**** Data provided
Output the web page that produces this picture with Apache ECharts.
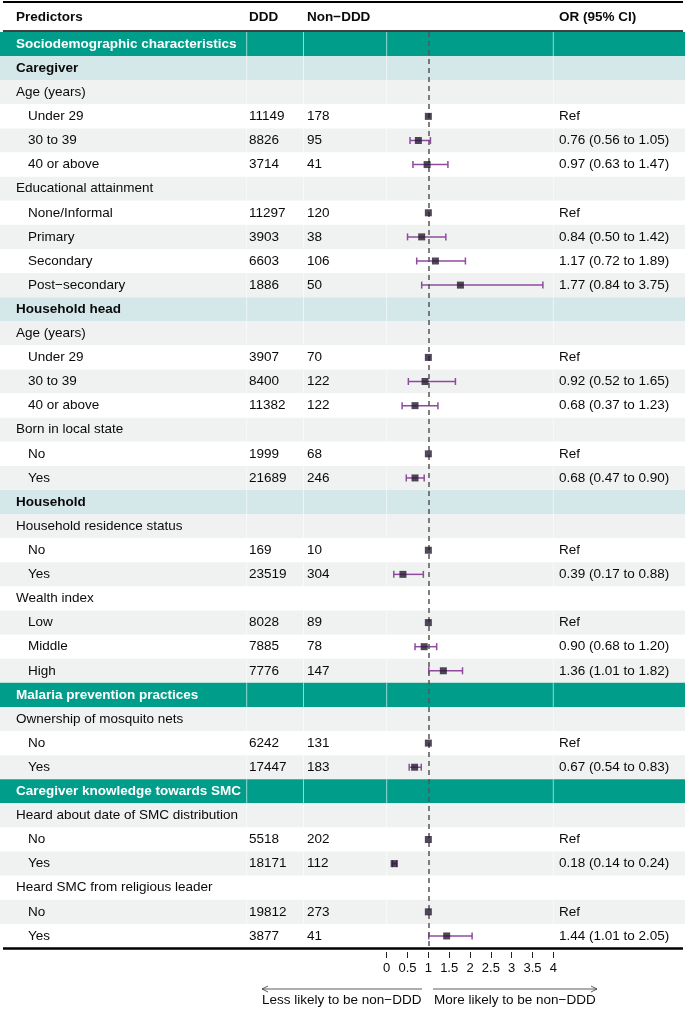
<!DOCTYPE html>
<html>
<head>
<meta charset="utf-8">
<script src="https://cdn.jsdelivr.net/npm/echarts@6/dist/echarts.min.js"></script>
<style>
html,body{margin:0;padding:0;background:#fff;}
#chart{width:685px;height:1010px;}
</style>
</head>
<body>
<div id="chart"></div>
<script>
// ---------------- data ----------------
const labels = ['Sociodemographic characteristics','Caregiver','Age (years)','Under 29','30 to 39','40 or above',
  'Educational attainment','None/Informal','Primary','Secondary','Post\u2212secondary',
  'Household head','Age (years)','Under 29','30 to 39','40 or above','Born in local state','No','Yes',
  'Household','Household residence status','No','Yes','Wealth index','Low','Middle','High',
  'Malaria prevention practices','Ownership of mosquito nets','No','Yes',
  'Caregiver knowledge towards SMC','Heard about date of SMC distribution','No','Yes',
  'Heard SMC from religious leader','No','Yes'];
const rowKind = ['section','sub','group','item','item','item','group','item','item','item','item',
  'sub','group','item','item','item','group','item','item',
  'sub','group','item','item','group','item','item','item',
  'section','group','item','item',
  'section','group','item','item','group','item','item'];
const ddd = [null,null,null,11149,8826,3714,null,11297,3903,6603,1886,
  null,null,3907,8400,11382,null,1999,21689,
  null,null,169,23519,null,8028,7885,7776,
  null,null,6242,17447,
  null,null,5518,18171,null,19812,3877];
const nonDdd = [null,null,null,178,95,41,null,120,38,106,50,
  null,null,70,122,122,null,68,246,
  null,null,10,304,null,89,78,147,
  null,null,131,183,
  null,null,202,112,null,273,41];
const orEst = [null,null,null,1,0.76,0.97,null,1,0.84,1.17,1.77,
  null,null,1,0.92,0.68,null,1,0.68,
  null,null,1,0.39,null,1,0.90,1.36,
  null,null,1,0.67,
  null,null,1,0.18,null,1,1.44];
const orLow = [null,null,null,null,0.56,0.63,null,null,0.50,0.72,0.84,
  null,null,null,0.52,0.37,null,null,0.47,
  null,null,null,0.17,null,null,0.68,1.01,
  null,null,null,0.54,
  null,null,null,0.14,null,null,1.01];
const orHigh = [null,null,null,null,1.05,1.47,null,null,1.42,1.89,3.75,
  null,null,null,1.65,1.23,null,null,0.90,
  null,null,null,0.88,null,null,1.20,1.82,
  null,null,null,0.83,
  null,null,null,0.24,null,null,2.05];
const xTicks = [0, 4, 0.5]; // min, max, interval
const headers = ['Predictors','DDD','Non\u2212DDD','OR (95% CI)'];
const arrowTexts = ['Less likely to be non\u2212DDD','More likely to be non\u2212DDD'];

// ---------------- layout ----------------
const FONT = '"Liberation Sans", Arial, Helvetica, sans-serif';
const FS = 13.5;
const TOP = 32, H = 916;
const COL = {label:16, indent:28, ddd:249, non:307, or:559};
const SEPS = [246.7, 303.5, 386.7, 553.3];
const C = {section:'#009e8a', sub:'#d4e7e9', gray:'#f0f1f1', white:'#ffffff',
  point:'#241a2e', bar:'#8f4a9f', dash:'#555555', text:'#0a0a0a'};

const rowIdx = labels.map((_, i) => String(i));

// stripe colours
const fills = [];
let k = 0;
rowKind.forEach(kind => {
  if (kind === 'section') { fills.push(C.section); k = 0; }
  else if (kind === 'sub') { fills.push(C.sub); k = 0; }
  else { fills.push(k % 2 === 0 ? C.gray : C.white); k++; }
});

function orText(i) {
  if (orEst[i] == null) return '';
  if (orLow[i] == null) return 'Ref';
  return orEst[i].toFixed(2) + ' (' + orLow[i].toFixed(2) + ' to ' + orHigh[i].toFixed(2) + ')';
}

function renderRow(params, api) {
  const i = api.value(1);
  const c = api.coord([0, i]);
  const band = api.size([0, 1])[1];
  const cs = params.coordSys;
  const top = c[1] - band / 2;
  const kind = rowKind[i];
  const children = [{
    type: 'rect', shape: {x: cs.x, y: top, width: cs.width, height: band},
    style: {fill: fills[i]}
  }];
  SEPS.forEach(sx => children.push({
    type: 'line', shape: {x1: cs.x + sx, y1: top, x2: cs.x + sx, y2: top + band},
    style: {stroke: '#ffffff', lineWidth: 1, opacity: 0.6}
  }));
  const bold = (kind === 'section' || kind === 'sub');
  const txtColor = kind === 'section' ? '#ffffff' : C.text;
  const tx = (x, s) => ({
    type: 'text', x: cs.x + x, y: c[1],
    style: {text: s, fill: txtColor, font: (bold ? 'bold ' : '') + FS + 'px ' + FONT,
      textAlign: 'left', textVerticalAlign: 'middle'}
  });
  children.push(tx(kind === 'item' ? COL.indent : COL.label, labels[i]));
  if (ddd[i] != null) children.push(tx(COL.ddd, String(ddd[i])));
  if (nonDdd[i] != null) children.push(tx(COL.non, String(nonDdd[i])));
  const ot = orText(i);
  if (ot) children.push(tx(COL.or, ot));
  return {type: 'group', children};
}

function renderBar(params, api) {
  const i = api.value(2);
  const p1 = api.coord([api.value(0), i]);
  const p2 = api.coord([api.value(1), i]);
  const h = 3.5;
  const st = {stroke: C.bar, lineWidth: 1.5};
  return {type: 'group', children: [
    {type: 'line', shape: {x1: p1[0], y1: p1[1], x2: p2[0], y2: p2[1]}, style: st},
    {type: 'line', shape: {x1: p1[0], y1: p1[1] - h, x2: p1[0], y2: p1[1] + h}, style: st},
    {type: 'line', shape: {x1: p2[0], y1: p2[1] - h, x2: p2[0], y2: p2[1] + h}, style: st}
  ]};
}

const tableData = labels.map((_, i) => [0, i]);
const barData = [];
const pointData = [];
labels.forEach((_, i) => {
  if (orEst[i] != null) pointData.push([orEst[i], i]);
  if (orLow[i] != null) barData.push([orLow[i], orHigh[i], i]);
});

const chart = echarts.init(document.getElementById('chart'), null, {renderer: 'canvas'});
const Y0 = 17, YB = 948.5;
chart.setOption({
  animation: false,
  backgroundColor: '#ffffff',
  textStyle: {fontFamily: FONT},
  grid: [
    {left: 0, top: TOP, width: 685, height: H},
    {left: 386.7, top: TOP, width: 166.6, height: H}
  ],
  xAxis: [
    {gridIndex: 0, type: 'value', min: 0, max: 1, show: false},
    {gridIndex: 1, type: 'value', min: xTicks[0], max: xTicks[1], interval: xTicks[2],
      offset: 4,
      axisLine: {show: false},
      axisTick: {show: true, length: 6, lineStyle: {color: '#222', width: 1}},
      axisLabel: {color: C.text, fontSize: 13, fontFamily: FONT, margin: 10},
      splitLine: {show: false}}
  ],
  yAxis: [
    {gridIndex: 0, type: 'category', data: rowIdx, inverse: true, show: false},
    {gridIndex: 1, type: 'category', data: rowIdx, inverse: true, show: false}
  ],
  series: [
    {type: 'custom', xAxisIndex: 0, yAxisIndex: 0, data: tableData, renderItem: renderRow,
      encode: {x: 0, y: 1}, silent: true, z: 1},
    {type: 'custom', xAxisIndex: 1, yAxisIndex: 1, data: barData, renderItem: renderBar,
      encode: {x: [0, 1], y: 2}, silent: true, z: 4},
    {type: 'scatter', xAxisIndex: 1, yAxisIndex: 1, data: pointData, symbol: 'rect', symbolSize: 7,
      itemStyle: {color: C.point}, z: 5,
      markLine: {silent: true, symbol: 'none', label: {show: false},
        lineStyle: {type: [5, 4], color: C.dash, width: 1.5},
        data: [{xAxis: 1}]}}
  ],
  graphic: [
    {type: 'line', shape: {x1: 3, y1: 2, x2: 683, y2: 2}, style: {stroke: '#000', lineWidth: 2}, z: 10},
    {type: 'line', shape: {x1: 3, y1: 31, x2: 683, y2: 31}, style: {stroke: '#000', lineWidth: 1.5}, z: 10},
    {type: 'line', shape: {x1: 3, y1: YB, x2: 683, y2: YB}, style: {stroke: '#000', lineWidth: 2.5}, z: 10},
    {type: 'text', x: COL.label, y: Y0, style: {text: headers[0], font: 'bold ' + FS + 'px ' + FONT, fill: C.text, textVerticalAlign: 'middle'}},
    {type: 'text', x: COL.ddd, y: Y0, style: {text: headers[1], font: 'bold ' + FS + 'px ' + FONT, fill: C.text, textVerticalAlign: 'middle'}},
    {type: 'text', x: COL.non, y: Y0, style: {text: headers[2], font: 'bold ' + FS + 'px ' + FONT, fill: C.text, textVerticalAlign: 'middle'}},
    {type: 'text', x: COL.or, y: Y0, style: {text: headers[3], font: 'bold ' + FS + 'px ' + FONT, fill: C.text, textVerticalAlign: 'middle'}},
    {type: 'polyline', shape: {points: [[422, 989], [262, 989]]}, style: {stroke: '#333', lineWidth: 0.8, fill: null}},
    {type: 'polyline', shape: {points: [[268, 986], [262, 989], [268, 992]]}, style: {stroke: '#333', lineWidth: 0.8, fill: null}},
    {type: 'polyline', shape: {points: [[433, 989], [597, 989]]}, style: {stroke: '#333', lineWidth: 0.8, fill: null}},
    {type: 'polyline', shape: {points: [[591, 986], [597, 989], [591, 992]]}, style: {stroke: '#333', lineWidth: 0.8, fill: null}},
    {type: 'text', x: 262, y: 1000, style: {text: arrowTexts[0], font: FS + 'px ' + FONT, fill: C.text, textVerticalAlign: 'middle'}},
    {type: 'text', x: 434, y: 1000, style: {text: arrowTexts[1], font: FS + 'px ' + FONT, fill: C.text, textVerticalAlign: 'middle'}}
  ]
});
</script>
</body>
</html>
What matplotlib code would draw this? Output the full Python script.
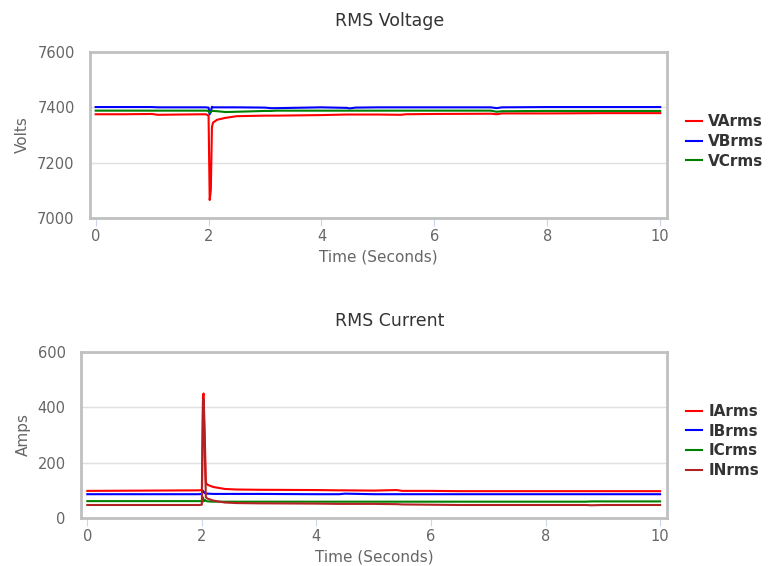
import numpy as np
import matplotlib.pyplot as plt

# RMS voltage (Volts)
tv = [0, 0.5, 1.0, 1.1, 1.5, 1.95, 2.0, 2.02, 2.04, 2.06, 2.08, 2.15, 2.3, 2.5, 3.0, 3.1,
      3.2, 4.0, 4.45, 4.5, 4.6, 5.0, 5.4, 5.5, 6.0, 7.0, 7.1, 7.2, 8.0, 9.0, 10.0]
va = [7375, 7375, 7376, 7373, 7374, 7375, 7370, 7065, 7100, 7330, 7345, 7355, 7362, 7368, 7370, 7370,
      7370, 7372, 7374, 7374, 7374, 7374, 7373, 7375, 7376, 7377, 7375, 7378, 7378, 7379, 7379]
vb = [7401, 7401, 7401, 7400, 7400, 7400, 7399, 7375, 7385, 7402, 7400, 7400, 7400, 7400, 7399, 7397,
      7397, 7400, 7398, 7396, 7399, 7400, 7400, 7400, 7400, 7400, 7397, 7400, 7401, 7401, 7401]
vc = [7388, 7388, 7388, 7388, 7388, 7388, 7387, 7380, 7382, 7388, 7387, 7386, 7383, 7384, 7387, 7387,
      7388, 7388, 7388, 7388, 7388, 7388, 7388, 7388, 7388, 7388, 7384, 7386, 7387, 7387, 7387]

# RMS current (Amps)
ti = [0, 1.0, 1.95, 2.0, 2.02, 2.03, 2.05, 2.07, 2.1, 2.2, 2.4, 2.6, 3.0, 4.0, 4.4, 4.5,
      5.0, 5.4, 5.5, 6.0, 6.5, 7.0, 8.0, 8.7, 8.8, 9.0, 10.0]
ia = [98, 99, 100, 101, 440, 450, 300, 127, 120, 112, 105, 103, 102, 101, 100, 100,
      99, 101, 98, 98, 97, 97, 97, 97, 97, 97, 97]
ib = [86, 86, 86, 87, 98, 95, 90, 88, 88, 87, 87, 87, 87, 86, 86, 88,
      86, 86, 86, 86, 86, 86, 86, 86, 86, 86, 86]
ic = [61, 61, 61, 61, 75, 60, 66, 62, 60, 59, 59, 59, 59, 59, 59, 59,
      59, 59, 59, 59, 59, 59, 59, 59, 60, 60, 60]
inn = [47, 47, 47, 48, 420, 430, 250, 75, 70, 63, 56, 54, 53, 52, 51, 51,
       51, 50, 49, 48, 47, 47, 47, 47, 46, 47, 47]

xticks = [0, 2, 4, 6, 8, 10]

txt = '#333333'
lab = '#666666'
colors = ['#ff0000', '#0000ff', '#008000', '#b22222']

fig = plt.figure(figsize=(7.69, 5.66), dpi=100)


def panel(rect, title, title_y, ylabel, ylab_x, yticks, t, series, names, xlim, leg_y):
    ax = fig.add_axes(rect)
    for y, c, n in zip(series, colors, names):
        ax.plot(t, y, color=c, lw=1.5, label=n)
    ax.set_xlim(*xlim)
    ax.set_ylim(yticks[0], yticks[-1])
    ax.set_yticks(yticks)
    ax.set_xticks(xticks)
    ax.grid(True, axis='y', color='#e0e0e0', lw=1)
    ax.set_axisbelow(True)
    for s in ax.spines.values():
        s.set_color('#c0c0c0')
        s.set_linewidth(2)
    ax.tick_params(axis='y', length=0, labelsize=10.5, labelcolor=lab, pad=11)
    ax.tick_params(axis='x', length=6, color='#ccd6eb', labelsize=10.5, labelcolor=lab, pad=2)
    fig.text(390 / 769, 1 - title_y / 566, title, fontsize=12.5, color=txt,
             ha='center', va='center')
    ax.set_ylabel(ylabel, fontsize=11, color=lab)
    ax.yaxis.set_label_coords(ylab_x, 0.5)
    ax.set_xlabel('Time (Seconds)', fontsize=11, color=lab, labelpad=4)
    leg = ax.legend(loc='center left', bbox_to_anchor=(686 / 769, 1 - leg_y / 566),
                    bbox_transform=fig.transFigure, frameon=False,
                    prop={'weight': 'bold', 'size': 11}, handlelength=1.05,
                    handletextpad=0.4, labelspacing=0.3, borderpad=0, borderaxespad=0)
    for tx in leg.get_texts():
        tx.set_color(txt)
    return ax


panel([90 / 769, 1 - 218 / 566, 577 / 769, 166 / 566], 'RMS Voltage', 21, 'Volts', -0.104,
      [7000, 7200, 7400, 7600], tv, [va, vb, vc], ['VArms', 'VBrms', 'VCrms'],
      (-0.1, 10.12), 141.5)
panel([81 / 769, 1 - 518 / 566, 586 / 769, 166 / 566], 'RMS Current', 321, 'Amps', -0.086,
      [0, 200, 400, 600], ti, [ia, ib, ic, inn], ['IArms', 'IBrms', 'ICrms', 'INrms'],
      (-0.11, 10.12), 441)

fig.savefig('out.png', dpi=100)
********
Stated task: Repeat exactly the part that opens with the line containing "What matplotlib code" and closes with the line containing "51, 50, 49, 48, 47, 47, 47, 47, 46, 47, 47]". Include both end lines, and drop the pictures.

Exercise response:
What matplotlib code would draw this? Output the full Python script.
import numpy as np
import matplotlib.pyplot as plt

# RMS voltage (Volts)
tv = [0, 0.5, 1.0, 1.1, 1.5, 1.95, 2.0, 2.02, 2.04, 2.06, 2.08, 2.15, 2.3, 2.5, 3.0, 3.1,
      3.2, 4.0, 4.45, 4.5, 4.6, 5.0, 5.4, 5.5, 6.0, 7.0, 7.1, 7.2, 8.0, 9.0, 10.0]
va = [7375, 7375, 7376, 7373, 7374, 7375, 7370, 7065, 7100, 7330, 7345, 7355, 7362, 7368, 7370, 7370,
      7370, 7372, 7374, 7374, 7374, 7374, 7373, 7375, 7376, 7377, 7375, 7378, 7378, 7379, 7379]
vb = [7401, 7401, 7401, 7400, 7400, 7400, 7399, 7375, 7385, 7402, 7400, 7400, 7400, 7400, 7399, 7397,
      7397, 7400, 7398, 7396, 7399, 7400, 7400, 7400, 7400, 7400, 7397, 7400, 7401, 7401, 7401]
vc = [7388, 7388, 7388, 7388, 7388, 7388, 7387, 7380, 7382, 7388, 7387, 7386, 7383, 7384, 7387, 7387,
      7388, 7388, 7388, 7388, 7388, 7388, 7388, 7388, 7388, 7388, 7384, 7386, 7387, 7387, 7387]

# RMS current (Amps)
ti = [0, 1.0, 1.95, 2.0, 2.02, 2.03, 2.05, 2.07, 2.1, 2.2, 2.4, 2.6, 3.0, 4.0, 4.4, 4.5,
      5.0, 5.4, 5.5, 6.0, 6.5, 7.0, 8.0, 8.7, 8.8, 9.0, 10.0]
ia = [98, 99, 100, 101, 440, 450, 300, 127, 120, 112, 105, 103, 102, 101, 100, 100,
      99, 101, 98, 98, 97, 97, 97, 97, 97, 97, 97]
ib = [86, 86, 86, 87, 98, 95, 90, 88, 88, 87, 87, 87, 87, 86, 86, 88,
      86, 86, 86, 86, 86, 86, 86, 86, 86, 86, 86]
ic = [61, 61, 61, 61, 75, 60, 66, 62, 60, 59, 59, 59, 59, 59, 59, 59,
      59, 59, 59, 59, 59, 59, 59, 59, 60, 60, 60]
inn = [47, 47, 47, 48, 420, 430, 250, 75, 70, 63, 56, 54, 53, 52, 51, 51,
       51, 50, 49, 48, 47, 47, 47, 47, 46, 47, 47]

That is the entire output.